Australian bush fires and global warming


Thanks to the Australian Government Bureau of Meteorology for these figures.



The tragic bush fires taking place in Australia are consistent with climate change predictions. They do not prove global warming, because nothing is ever proven in science, only not-yet-disproven. In other words, the Australian horror does fall in line with the pattern predicted by AGW (=man-made global warming) theory .

The global climate is a vast system, the biggest system in the planet, a system being a set of interacting entities forming a united whole. "Global Warming" does not mean a gradual increase in balmy days. It means a disturbance in regular, established and predictable cycles of weather. In a nutshell, we must expect, and indeed, we are observing, an increase in extreme weather events. That includes the unusual cold weather affecting the Northern Hemisphere at the moment, in the UK and elsewhere.

The image at the top shows a rising trend for average temperatures in South Australia since 1950. The second figure shows that rainfall trends are decreasing in the East (where the current fires are taking place) and increasing in the west of the continent.

These two pieces of data back the thesis that the fires are consistent with AGW theory.

There is a useful UNEP page on trends in natural disasters here, which also backs the view that climate related disasters are increasing.

Climate change "sceptics" or deniers will quote someone with an opposite point of view, because they have an individualist world view which says that they must be allowed to do what they will, even if that includes driving 4x4s with a lit patio heater on the roof rack. They will continue their barrage of articles, letters and comments, which are effectively influencing a significant minority of the people, creating a false impression that climate scientists themselves are in doubt.

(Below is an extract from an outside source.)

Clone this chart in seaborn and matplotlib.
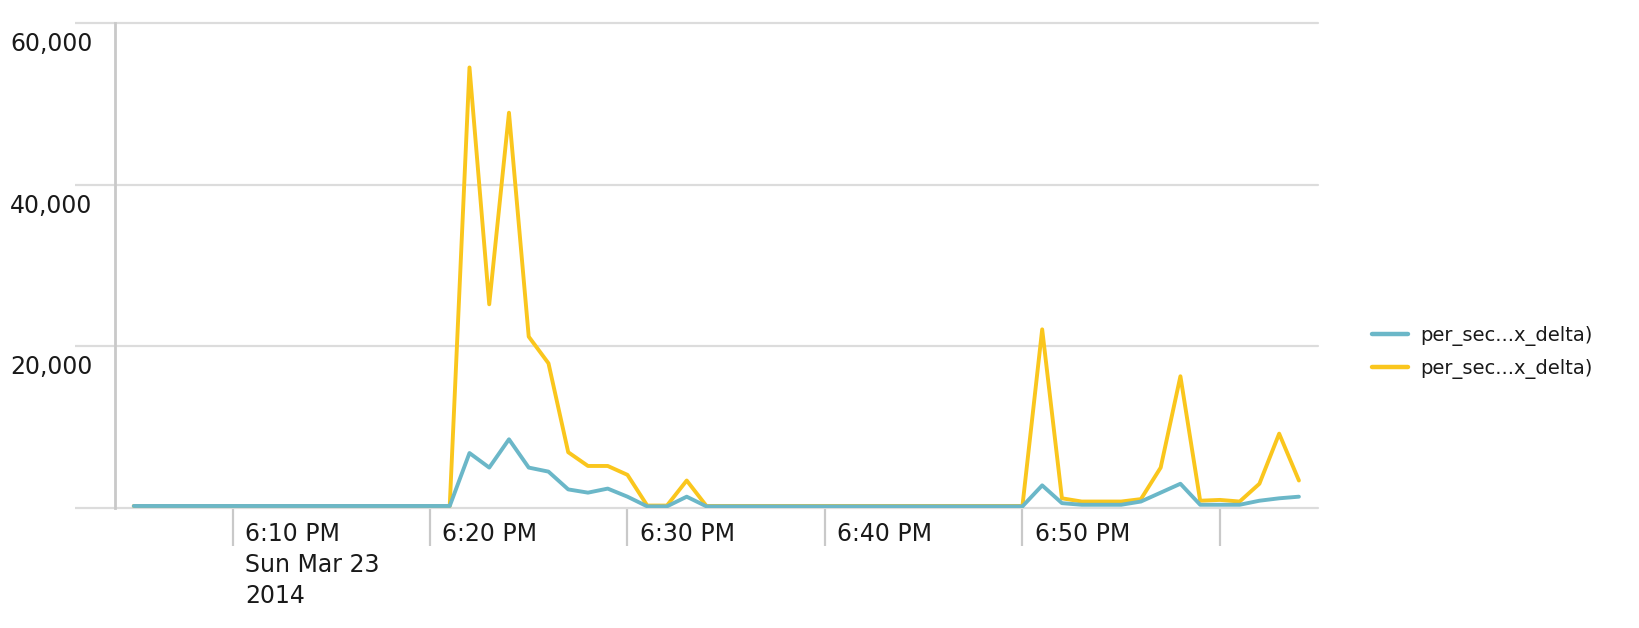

In the end, the short circuit to their arguments is, even if climate sceptics were right, mankind still needs to decarbonise our economy, because Peak Oil means that oil prices are destined to go through the roof, not in a temporary spike as we saw last year, but permanently.

In the end, this is not an academic debate, because we and our children are part of the experiment. The consensus among scientists (yes, with a few exceptions, as is always the case in science) that we should decarbonise our economy as a matter of urgency.

Say we do that, and it turns out that AGW theory is wrong? Well, we will have created hundreds of thousands of jobs in insulation and taken thousands out of fuel poverty. Not bad, but that's not all. We will also have reduced the shock of Peak Oil and Peak Gas. Also not bad.

In short, it is a case of Pascal's Wager all over again, but with our children's future, not God, in the scales of judgment.